Hudson River Railroad

Overview
- Dates of operation: 1846–1869
- Successor: New York Central and Hudson River Railroad

Technical
- Track gauge: 1,435 mm (4 ft 8+1⁄2 in)
- Length: 144 miles (232 km)

= Hudson River Railroad =

The Hudson River Railroad was a railway company in the United States. It was incorporated in 1846 to build a line up the east side of the Hudson River between New York City and Greenbush, New York, across the river from Albany, New York. The line opened in 1851. The company came under the control of Cornelius Vanderbilt in 1867, and was merged with the first New York Central Railroad in 1869 to create the New York Central and Hudson River Railroad. That company became the second New York Central Railroad in 1914. The Hudson River Railroad's main line remains an important part of the Hudson Line.

== History ==

Discussion of a railroad line along the east bank of the Hudson River began in 1832. Steamboats plied the Hudson between New York City and Albany, New York, but could not operate in the winter months when the river froze.
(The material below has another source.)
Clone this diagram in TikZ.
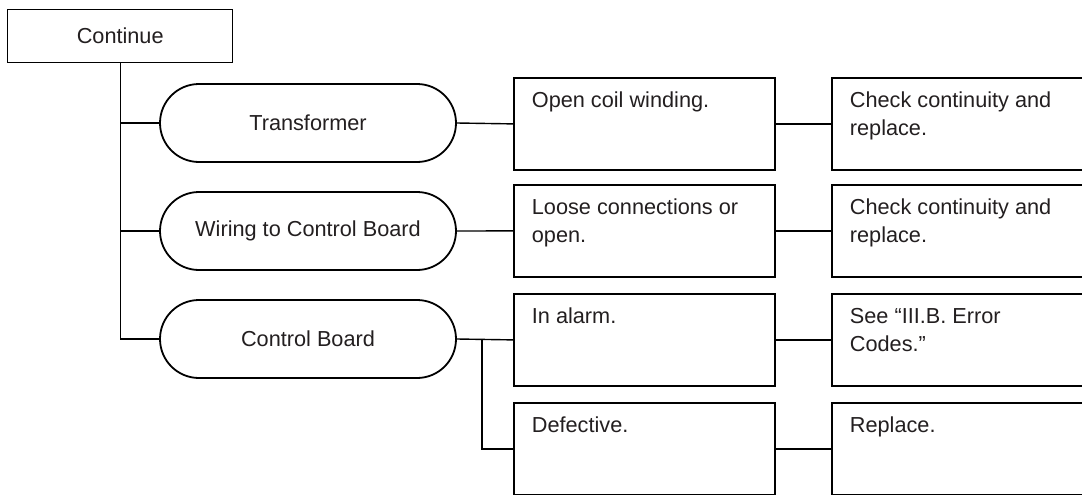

Organization of what became the Hudson River Railroad began in Poughkeepsie, New York, in 1846, against opposition from steamboat companies and the competing New York and Harlem Railroad. The company was incorporated on May 1, 1846, but not fully organized until March 4, 1847.

The southern terminus of the line was on Manhattan. New York forbade the use of steam locomotives below 30th Street, requiring horse-drawn power from that point. The original terminal was at Chambers Street and Broadway, in what is now Tribeca. The line opened between there and Poughkeepsie on December 31, 1849. (Note: Hart asserts that a ferry was used on the Harlem River until the completion of the original Spuyten Duyvil Bridge in 1853. Adams gives a date of 1848 for the completion of the bridge. Harlow does not discuss the question.) Through service north to Albany was via stagecoach or the steamboats of Daniel Drew's People's Line. The Hudson River Railroad leased the Troy and Greenbush Railroad on June 1, 1851, and completed the line from Poughkeepsie to Greenbush on October 1.

Until 1866 the nearest crossing of the Hudson was at Troy, New York, via the Troy and Greenbush Railroad and the Rensselaer and Saratoga Railroad. The Hudson River Railroad collaborated with the New York Central Railroad and Western Railroad to found the Hudson River Bridge Company, with the goal of crossing the Hudson at Albany. The bridge was completed on February 18, 1866.

Cornelius Vanderbilt, steamship operator and owner of the New York and Harlem Railroad, gained control of the Hudson River Railroad in 1864. A struggle now developed around Albany involving the Hudson River Railroad, the New York Central Railroad, and Daniel Drew, who in addition to his rival steamship company was developing the Saratoga and Hudson River Railroad on the west bank of the Hudson. The New York Central, Saratoga and Hudson River Railroad, and People's Line would collaborate to divert freight from the Hudson River Railroad. Henry Keep took control of the New York Central in December 1866 and cancelled various agreements with the Hudson River Railroad. Vanderbilt retaliated by refusing all passengers and freight from the New York Central, "passengers had to cross the frozen Hudson on foot."

Vanderbilt took control of the New York Central in December 1867. The two companies were consolidated on November 1, 1869, to create the New York Central and Hudson River Railroad.